* _Exercise objective_:
Your task is to copy a single run of lines that starts at the line with "Generate a web" and stops at the line with "0.01148,0.01149,0.01101,0.01063,0.01065,0.01058,0.01031];", keeping both ends. Copy nothing else.

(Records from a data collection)
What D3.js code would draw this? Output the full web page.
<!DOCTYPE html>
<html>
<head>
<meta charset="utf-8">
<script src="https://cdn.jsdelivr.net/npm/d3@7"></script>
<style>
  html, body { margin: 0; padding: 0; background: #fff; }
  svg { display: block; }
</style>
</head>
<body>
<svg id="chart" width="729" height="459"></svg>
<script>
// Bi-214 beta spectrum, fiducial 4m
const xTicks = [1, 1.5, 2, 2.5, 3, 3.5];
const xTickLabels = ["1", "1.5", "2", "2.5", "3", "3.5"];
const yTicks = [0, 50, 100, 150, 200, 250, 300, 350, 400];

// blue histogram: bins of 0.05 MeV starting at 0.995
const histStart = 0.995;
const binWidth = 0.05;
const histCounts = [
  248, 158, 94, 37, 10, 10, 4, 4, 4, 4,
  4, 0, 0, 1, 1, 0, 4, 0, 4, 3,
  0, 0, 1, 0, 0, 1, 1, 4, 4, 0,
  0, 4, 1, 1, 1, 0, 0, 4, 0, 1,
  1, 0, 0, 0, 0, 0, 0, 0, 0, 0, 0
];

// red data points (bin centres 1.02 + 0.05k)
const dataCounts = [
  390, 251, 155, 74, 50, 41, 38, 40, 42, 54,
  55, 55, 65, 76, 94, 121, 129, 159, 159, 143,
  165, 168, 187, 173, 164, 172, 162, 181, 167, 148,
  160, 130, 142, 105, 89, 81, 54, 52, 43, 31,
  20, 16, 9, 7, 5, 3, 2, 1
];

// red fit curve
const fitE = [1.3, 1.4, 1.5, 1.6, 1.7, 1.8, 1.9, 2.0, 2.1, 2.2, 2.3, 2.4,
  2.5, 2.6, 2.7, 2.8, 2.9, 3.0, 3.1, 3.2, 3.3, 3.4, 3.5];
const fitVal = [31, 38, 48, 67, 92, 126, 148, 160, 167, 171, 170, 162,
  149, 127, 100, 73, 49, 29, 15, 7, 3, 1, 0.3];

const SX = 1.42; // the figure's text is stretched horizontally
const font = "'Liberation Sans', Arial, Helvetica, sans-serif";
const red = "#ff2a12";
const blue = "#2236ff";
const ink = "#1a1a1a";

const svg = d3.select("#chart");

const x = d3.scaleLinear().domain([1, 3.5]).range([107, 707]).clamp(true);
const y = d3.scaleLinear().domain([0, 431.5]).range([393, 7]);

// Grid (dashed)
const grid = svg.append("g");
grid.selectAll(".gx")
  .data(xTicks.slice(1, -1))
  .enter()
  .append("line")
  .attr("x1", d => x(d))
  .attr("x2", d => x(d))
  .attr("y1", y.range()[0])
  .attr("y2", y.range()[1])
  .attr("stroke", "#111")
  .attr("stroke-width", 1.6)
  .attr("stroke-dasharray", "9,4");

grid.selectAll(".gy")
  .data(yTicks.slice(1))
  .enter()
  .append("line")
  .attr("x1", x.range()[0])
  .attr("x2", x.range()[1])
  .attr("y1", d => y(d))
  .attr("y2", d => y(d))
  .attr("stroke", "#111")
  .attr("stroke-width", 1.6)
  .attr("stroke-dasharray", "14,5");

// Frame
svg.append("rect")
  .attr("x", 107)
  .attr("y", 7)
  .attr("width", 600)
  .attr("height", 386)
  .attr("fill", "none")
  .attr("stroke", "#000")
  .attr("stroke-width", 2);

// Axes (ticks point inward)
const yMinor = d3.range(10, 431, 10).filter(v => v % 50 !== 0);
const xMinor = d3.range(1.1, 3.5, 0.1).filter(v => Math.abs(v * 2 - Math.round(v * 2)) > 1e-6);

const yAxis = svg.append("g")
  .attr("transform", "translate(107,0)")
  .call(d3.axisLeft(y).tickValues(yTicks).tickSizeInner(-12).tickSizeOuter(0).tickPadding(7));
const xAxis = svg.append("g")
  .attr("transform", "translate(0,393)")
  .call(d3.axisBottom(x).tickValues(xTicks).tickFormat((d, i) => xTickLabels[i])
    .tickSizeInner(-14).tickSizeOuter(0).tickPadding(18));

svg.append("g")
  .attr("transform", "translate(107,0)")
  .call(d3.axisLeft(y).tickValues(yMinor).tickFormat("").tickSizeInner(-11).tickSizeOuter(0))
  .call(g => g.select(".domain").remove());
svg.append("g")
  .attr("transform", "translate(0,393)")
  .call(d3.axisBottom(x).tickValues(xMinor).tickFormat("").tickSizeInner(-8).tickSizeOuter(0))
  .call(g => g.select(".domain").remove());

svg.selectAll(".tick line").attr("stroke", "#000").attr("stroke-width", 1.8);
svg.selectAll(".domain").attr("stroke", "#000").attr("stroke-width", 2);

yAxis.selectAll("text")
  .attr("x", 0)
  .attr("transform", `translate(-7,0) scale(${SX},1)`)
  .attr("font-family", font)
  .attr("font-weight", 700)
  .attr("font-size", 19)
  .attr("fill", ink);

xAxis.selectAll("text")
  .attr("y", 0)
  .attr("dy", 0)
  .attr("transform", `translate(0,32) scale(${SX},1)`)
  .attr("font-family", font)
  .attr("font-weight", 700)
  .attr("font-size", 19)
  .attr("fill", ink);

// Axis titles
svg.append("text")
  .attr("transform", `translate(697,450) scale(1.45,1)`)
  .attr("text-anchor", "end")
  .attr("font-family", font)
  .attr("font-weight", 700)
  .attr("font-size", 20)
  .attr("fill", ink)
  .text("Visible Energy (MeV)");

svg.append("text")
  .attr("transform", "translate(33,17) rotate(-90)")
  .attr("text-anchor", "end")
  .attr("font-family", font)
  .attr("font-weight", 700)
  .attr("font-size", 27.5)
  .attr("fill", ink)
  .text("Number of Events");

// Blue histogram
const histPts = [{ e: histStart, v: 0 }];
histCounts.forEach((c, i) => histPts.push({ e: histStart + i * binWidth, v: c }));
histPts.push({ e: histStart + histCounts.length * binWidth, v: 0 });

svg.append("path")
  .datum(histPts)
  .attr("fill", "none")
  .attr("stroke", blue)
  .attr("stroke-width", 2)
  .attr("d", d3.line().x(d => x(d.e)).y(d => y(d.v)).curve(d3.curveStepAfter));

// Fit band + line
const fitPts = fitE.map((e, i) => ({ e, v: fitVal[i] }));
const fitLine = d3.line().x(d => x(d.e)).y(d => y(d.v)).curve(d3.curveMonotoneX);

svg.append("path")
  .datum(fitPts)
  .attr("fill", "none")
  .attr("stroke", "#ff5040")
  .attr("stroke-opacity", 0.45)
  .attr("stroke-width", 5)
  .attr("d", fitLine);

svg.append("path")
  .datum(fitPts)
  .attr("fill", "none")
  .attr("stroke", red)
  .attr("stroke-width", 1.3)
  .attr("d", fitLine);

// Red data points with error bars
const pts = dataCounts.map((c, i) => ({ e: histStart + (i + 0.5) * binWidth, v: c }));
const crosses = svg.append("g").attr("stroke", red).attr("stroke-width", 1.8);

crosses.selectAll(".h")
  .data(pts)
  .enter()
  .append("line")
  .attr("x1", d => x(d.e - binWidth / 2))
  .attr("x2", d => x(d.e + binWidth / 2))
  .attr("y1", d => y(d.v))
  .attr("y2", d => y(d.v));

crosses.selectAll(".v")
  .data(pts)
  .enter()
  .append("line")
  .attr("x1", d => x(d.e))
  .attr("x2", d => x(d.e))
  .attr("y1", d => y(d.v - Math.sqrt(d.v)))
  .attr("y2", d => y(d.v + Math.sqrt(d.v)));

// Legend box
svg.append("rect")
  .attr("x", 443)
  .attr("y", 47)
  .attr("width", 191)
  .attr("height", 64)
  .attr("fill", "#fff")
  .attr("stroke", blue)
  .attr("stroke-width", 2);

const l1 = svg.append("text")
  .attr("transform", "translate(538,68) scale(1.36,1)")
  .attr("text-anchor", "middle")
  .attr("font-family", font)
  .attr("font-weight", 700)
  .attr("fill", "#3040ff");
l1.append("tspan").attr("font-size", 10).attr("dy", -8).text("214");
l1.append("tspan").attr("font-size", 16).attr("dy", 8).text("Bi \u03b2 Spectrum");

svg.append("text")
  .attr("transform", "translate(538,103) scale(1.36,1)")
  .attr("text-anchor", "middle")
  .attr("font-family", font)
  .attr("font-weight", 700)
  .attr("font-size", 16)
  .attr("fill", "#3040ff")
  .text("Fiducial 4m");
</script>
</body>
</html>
--
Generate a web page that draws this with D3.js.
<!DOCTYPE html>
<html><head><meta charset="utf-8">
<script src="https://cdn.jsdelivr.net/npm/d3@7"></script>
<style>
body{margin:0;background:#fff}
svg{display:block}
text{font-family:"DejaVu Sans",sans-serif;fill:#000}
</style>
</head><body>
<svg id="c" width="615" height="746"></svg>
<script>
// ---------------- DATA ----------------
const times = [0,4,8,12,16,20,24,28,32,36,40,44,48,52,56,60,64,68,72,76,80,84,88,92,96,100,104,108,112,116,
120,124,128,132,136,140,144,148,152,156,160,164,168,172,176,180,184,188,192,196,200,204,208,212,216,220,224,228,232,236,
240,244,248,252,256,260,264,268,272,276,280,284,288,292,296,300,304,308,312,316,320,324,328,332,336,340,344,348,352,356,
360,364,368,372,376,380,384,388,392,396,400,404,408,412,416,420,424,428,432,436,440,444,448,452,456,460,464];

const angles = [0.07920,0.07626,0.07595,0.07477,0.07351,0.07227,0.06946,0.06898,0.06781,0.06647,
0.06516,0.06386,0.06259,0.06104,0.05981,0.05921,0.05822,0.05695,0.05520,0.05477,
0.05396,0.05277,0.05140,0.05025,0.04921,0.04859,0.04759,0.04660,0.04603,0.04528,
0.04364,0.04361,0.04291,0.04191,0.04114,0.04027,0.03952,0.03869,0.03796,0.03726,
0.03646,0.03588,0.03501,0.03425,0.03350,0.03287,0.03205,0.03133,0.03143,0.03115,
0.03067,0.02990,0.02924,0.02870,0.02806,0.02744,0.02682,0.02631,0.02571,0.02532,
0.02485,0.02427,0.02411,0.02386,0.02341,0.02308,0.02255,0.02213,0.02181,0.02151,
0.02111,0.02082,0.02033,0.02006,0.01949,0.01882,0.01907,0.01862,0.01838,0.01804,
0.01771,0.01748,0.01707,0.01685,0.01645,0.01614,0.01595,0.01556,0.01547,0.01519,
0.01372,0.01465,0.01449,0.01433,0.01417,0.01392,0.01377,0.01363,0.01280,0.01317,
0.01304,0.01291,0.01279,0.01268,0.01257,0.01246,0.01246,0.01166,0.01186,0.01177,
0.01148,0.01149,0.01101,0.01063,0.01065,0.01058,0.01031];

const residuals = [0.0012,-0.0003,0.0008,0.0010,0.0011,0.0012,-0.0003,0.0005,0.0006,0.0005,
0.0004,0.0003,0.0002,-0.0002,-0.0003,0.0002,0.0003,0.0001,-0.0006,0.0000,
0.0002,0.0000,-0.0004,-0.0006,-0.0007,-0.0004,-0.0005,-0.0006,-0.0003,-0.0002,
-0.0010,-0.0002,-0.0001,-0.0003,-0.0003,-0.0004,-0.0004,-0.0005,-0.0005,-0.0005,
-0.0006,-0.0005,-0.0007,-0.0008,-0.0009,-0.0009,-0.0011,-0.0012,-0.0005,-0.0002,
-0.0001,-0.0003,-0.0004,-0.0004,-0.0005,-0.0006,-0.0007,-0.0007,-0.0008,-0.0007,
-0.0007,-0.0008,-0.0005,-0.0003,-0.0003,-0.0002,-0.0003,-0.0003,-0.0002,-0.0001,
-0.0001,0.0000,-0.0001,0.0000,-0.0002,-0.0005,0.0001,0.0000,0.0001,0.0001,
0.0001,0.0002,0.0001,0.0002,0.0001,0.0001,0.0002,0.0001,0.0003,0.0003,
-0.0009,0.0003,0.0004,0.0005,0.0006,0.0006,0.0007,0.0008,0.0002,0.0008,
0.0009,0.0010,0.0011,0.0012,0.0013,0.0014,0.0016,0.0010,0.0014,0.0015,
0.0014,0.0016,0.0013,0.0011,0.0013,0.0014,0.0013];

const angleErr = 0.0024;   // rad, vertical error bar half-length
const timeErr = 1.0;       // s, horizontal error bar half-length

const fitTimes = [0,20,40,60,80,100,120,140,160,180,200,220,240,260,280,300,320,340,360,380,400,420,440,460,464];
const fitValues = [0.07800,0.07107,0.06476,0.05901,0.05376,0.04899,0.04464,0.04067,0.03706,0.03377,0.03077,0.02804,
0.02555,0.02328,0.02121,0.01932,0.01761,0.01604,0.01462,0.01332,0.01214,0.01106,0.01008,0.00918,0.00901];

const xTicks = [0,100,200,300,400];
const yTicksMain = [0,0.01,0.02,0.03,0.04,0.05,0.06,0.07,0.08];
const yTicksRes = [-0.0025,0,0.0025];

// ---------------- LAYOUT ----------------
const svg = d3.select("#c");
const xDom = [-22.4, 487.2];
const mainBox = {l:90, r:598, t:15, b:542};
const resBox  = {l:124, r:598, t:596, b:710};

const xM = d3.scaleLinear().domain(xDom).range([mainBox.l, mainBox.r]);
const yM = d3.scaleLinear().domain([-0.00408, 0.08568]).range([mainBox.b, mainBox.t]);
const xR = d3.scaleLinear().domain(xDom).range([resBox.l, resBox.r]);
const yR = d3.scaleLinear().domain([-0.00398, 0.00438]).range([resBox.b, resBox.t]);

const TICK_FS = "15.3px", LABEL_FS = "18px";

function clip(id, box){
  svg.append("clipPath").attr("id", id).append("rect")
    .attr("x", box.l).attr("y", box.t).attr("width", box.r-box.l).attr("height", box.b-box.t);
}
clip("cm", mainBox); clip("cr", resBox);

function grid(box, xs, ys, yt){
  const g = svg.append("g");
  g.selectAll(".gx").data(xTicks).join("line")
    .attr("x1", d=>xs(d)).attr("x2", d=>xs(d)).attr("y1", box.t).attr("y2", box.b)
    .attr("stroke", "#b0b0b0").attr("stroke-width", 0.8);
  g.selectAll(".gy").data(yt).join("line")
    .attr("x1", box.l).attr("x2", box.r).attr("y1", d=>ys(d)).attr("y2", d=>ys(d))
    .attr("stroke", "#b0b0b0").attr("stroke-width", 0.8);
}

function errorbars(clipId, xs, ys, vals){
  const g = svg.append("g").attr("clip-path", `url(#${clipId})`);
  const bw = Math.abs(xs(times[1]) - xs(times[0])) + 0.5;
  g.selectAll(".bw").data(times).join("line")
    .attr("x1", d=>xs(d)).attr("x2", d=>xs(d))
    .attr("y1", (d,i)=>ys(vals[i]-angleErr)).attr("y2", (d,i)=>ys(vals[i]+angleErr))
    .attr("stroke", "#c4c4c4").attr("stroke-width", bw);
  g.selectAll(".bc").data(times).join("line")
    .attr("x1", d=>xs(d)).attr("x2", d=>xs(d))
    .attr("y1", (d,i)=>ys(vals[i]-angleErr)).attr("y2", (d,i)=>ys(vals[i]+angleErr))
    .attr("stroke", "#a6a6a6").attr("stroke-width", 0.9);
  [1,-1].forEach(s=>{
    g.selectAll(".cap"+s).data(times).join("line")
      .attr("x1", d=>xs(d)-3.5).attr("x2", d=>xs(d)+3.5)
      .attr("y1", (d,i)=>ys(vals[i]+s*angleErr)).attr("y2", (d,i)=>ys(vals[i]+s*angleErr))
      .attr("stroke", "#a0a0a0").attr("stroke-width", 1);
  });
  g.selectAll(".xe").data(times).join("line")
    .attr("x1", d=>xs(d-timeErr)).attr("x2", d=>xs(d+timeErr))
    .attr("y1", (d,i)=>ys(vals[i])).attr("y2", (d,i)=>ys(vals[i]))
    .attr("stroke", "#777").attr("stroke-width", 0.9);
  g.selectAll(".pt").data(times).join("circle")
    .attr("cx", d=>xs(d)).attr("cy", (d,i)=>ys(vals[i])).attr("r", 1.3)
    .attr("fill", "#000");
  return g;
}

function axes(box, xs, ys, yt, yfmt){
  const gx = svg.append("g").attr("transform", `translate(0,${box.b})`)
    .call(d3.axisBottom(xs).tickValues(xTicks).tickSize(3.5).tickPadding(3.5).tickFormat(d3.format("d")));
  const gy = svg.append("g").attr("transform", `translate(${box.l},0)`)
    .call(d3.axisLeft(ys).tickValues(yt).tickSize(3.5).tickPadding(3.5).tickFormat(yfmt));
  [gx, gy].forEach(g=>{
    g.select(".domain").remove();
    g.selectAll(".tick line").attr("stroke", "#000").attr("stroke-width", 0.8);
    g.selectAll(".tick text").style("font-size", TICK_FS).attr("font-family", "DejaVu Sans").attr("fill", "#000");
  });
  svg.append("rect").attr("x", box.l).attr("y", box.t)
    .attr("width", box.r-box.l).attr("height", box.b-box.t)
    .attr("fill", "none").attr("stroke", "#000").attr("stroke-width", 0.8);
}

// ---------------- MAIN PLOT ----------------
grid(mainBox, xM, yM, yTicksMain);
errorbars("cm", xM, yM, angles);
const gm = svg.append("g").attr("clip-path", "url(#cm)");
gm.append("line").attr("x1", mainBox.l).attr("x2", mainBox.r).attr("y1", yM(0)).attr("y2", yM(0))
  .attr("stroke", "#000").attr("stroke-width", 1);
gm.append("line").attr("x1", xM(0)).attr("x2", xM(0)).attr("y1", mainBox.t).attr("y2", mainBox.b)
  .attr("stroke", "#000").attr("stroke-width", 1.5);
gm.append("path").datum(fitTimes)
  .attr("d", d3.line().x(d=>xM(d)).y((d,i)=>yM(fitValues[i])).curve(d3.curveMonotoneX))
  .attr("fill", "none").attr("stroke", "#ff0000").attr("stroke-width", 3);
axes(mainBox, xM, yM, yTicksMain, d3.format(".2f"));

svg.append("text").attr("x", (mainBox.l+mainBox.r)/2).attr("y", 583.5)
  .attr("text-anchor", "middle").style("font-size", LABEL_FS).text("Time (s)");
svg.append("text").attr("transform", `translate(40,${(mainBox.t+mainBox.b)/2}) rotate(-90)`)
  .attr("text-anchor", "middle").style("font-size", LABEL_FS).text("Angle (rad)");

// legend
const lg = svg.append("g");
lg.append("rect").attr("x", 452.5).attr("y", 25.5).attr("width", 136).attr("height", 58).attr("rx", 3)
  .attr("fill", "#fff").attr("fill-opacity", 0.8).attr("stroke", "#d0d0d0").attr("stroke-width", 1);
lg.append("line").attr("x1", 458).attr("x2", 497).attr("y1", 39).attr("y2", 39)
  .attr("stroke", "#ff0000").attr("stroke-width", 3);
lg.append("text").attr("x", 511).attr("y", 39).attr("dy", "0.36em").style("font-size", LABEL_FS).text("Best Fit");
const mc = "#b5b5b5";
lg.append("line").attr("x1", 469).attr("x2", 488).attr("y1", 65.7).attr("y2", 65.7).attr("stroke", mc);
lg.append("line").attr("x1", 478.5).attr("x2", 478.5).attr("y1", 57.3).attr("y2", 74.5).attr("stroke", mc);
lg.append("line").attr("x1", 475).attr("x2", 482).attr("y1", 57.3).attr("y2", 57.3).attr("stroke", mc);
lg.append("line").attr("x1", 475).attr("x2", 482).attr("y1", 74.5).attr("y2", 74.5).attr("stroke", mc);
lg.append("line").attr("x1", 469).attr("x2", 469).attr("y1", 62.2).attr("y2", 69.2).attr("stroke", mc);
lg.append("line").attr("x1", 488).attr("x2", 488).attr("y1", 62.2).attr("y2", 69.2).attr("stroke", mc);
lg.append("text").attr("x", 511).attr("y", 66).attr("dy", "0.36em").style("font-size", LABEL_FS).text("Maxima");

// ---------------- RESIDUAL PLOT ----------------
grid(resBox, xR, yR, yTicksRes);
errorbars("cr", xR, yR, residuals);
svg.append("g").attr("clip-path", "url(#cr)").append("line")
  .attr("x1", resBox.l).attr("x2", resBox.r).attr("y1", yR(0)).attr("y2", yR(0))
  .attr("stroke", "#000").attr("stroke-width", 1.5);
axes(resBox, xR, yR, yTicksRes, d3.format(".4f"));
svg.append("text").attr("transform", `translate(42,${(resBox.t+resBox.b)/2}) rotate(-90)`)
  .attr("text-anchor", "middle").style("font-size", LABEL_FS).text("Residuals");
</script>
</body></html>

* _Written answer_:
Generate a web page that draws this with D3.js.
<!DOCTYPE html>
<html><head><meta charset="utf-8">
<script src="https://cdn.jsdelivr.net/npm/d3@7"></script>
<style>
body{margin:0;background:#fff}
svg{display:block}
text{font-family:"DejaVu Sans",sans-serif;fill:#000}
</style>
</head><body>
<svg id="c" width="615" height="746"></svg>
<script>
// ---------------- DATA ----------------
const times = [0,4,8,12,16,20,24,28,32,36,40,44,48,52,56,60,64,68,72,76,80,84,88,92,96,100,104,108,112,116,
120,124,128,132,136,140,144,148,152,156,160,164,168,172,176,180,184,188,192,196,200,204,208,212,216,220,224,228,232,236,
240,244,248,252,256,260,264,268,272,276,280,284,288,292,296,300,304,308,312,316,320,324,328,332,336,340,344,348,352,356,
360,364,368,372,376,380,384,388,392,396,400,404,408,412,416,420,424,428,432,436,440,444,448,452,456,460,464];

const angles = [0.07920,0.07626,0.07595,0.07477,0.07351,0.07227,0.06946,0.06898,0.06781,0.06647,
0.06516,0.06386,0.06259,0.06104,0.05981,0.05921,0.05822,0.05695,0.05520,0.05477,
0.05396,0.05277,0.05140,0.05025,0.04921,0.04859,0.04759,0.04660,0.04603,0.04528,
0.04364,0.04361,0.04291,0.04191,0.04114,0.04027,0.03952,0.03869,0.03796,0.03726,
0.03646,0.03588,0.03501,0.03425,0.03350,0.03287,0.03205,0.03133,0.03143,0.03115,
0.03067,0.02990,0.02924,0.02870,0.02806,0.02744,0.02682,0.02631,0.02571,0.02532,
0.02485,0.02427,0.02411,0.02386,0.02341,0.02308,0.02255,0.02213,0.02181,0.02151,
0.02111,0.02082,0.02033,0.02006,0.01949,0.01882,0.01907,0.01862,0.01838,0.01804,
0.01771,0.01748,0.01707,0.01685,0.01645,0.01614,0.01595,0.01556,0.01547,0.01519,
0.01372,0.01465,0.01449,0.01433,0.01417,0.01392,0.01377,0.01363,0.01280,0.01317,
0.01304,0.01291,0.01279,0.01268,0.01257,0.01246,0.01246,0.01166,0.01186,0.01177,
0.01148,0.01149,0.01101,0.01063,0.01065,0.01058,0.01031];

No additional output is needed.